Leave out the pictures and retype only the lines from the opening line to the line that holds "const measuredK = [1.84, 2.38, 3.14, 5.23, 6.09];", both ends included.

─── Supplied data ───

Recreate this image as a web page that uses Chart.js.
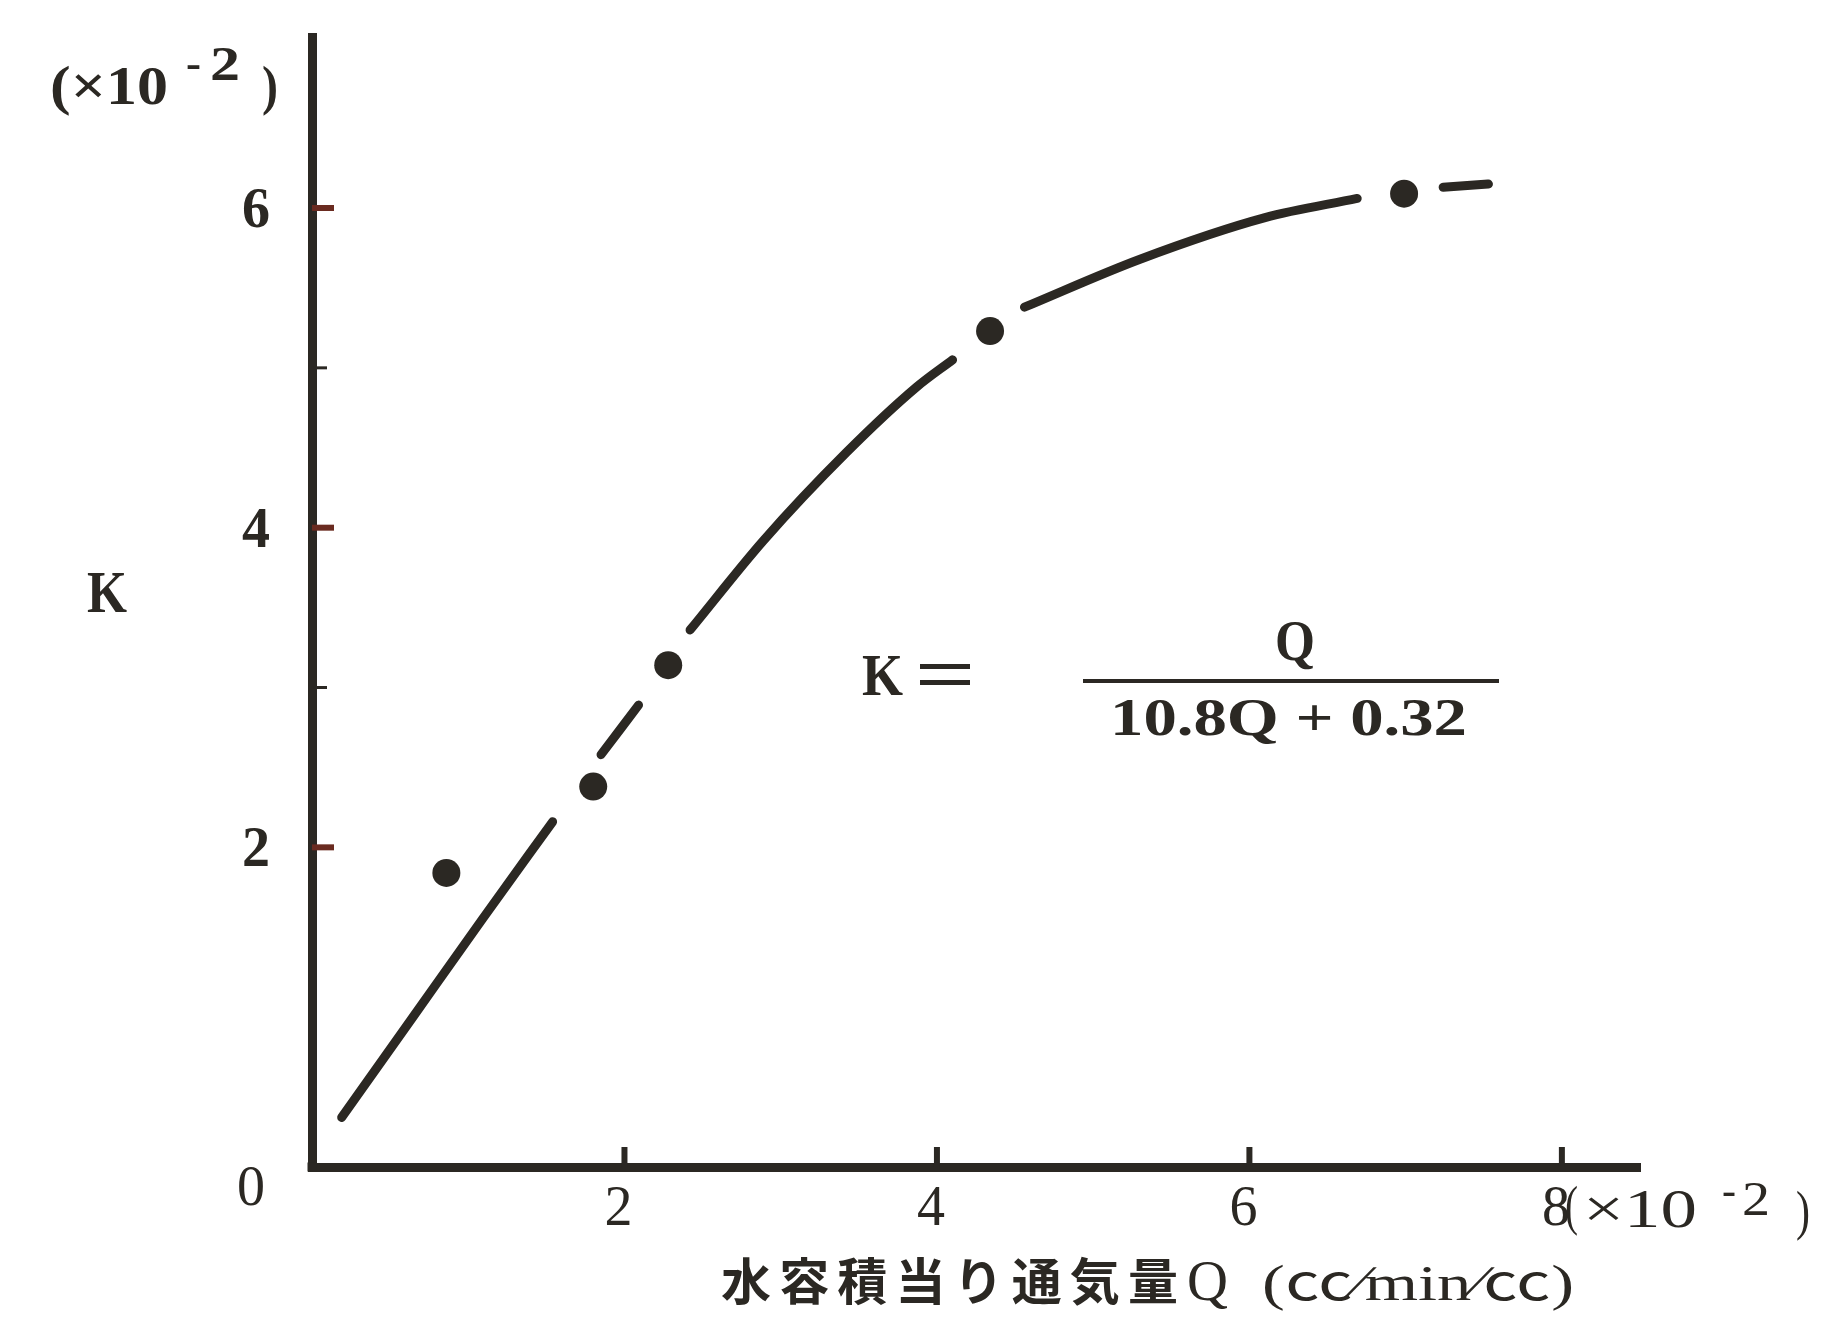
<!DOCTYPE html>
<html>
<head>
<meta charset="utf-8">
<script src="https://cdn.jsdelivr.net/npm/chart.js@4.4.0/dist/chart.umd.min.js"></script>
<style>
    html, body { margin: 0; padding: 0; background: #fff; }
    #wrap { width: 1842px; height: 1318px; }
</style>
</head>
<body>
<div id="wrap"><canvas id="chart" width="1842" height="1318"></canvas></div>
<script>
// Значения (единицы ×10^-2)
const xTicks = [2, 4, 6, 8];
const yTicks = [2, 4, 6];
const yMinorTicks = [3, 5];

// измеренные точки
const measuredQ = [0.86, 1.80, 2.28, 4.34, 6.99];
const measuredK = [1.84, 2.38, 3.14, 5.23, 6.09];

// нарисованная от руки кривая, null = разрыв линии
const curveQ = [0.19, 0.64, 1.09, 1.54, 1.70, 1.85, 2.09, 2.25, 2.42, 2.89, 3.42, 3.87, 4.10, 4.33, 4.56, 5.30, 6.10, 6.69, 7.00, 7.24, 7.53];
const curveK = [0.31, 0.93, 1.55, 2.16, null, 2.58, 2.89, null, 3.36, 3.92, 4.47, 4.88, 5.05, null, 5.38, 5.68, 5.94, 6.06, null, 6.13, 6.15];

const ink = '#2b2823';
const tickRed = '#6a2b20';
const serif = "'Liberation Serif', 'DejaVu Serif', serif";
const cjk = "'Noto Sans CJK JP', sans-serif";

// текст, растянутый по ширине от left до right
function fitText(ctx, s, left, right, base, font) {
    ctx.save();
    ctx.font = font;
    ctx.textAlign = 'left';
    ctx.textBaseline = 'alphabetic';
    const w = ctx.measureText(s).width;
    ctx.translate(left, base);
    ctx.scale((right - left) / w, 1);
    ctx.fillText(s, 0, 0);
    ctx.restore();
}

function centerText(ctx, s, cx, base, font) {
    ctx.save();
    ctx.font = font;
    ctx.textAlign = 'center';
    ctx.textBaseline = 'alphabetic';
    ctx.fillText(s, cx, base);
    ctx.restore();
}

// символы с равным шагом
function spread(ctx, s, left, right, cy, font) {
    ctx.save();
    ctx.font = font;
    ctx.textAlign = 'center';
    ctx.textBaseline = 'middle';
    const chars = Array.from(s);
    const step = (right - left) / chars.length;
    chars.forEach((c, i) => ctx.fillText(c, left + step * (i + 0.5), cy));
    ctx.restore();
}

function seg(ctx, x1, y1, x2, y2) {
    ctx.beginPath();
    ctx.moveTo(x1, y1);
    ctx.lineTo(x2, y2);
    ctx.stroke();
}

const annotate = {
    id: 'annotate',
    afterDraw(chart) {
        const { ctx, chartArea: a } = chart;
        const x = chart.scales.x, y = chart.scales.y;
        ctx.save();
        ctx.fillStyle = ink;
        ctx.fillRect(a.left - 4.5, a.bottom - 4.5, 9, 9);

        // деления оси Y (внутрь)
        ctx.lineCap = 'butt';
        ctx.strokeStyle = tickRed;
        ctx.lineWidth = 6;
        yTicks.forEach(v => {
            const py = y.getPixelForValue(v);
            seg(ctx, a.left, py, a.left + 22, py);
        });
        ctx.strokeStyle = ink;
        ctx.lineWidth = 3;
        yMinorTicks.forEach(v => {
            const py = y.getPixelForValue(v);
            seg(ctx, a.left, py, a.left + 15, py);
        });

        // деления оси X (вверх)
        ctx.lineWidth = 6;
        xTicks.forEach(v => {
            const px = x.getPixelForValue(v);
            seg(ctx, px, a.bottom, px, a.bottom - 20);
        });

        // подписи делений
        ctx.fillStyle = ink;
        yTicks.forEach(v => {
            centerText(ctx, String(v), a.left - 56, y.getPixelForValue(v) + 19, 'bold 56px ' + serif);
        });
        centerText(ctx, '0', a.left - 61, a.bottom + 38, '56px ' + serif);
        xTicks.forEach(v => {
            centerText(ctx, String(v), x.getPixelForValue(v) - 6, a.bottom + 58, '56px ' + serif);
        });

        // множитель оси Y
        fitText(ctx, '(×10', 50, 168, 104, 'bold 54px ' + serif);
        fitText(ctx, '-', 186, 201, 78, 'bold 44px ' + serif);
        fitText(ctx, '2', 210, 240, 80, 'bold 48px ' + serif);
        fitText(ctx, ')', 262, 278, 104, 'bold 54px ' + serif);

        // множитель оси X
        fitText(ctx, '(', 1565, 1578, 1224, '54px ' + serif);
        fitText(ctx, '×10', 1583, 1697, 1227, '54px ' + serif);
        fitText(ctx, '-', 1722, 1736, 1205, '44px ' + serif);
        fitText(ctx, '2', 1742, 1770, 1215, '48px ' + serif);
        fitText(ctx, ')', 1796, 1810, 1229, '54px ' + serif);

        // название оси Y
        fitText(ctx, 'K', 87, 127, 612, 'bold 60px ' + serif);

        // название оси X
        spread(ctx, '水容積当り通気量', 717, 1182, 1281, 'bold 50px ' + cjk);
        fitText(ctx, 'Q', 1187, 1228, 1300, '56px ' + serif);
        fitText(ctx, '(㏄∕min∕㏄)', 1262, 1574, 1300, '50px ' + serif + ', ' + cjk);

        // формула
        fitText(ctx, 'K', 862, 903, 695, 'bold 60px ' + serif);
        ctx.fillRect(920, 664, 50, 5);
        ctx.fillRect(920, 680, 50, 5);
        fitText(ctx, 'Q', 1275, 1315, 660, 'bold 58px ' + serif);
        ctx.fillRect(1083, 679, 416, 4);
        fitText(ctx, '10.8Q + 0.32', 1110, 1467, 735, 'bold 52px ' + serif);

        ctx.restore();
    }
};

const curve = curveQ.map((q, i) => ({ x: q, y: curveK[i] }));
const points = measuredQ.map((q, i) => ({ x: q, y: measuredK[i] }));

new Chart(document.getElementById('chart'), {
    type: 'scatter',
    data: {
        datasets: [
            {
                data: curve,
                showLine: true,
                spanGaps: false,
                borderColor: ink,
                borderWidth: 9,
                borderCapStyle: 'round',
                pointRadius: 0,
                cubicInterpolationMode: 'monotone'
            },
            {
                data: points,
                showLine: false,
                pointRadius: 14,
                pointBorderWidth: 0,
                backgroundColor: ink
            }
        ]
    },
    options: {
        responsive: false,
        animation: false,
        devicePixelRatio: 1,
        layout: { padding: { left: 312, right: 202, top: 37, bottom: 151 } },
        plugins: { legend: { display: false }, tooltip: { enabled: false } },
        scales: {
            x: {
                type: 'linear', min: 0, max: 8.5,
                grid: { display: false },
                ticks: { display: false },
                border: { display: true, color: ink, width: 9 },
                afterFit: s => { s.height = 0; }
            },
            y: {
                type: 'linear', min: 0, max: 7.07,
                grid: { display: false },
                ticks: { display: false },
                border: { display: true, color: ink, width: 9 },
                afterFit: s => { s.width = 0; }
            }
        }
    },
    plugins: [annotate]
});
</script>
</body>
</html>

───

• Solution for this problem:
Recreate this image as a web page that uses Chart.js.
<!DOCTYPE html>
<html>
<head>
<meta charset="utf-8">
<script src="https://cdn.jsdelivr.net/npm/chart.js@4.4.0/dist/chart.umd.min.js"></script>
<style>
    html, body { margin: 0; padding: 0; background: #fff; }
    #wrap { width: 1842px; height: 1318px; }
</style>
</head>
<body>
<div id="wrap"><canvas id="chart" width="1842" height="1318"></canvas></div>
<script>
// Значения (единицы ×10^-2)
const xTicks = [2, 4, 6, 8];
const yTicks = [2, 4, 6];
const yMinorTicks = [3, 5];

// измеренные точки
const measuredQ = [0.86, 1.80, 2.28, 4.34, 6.99];
const measuredK = [1.84, 2.38, 3.14, 5.23, 6.09];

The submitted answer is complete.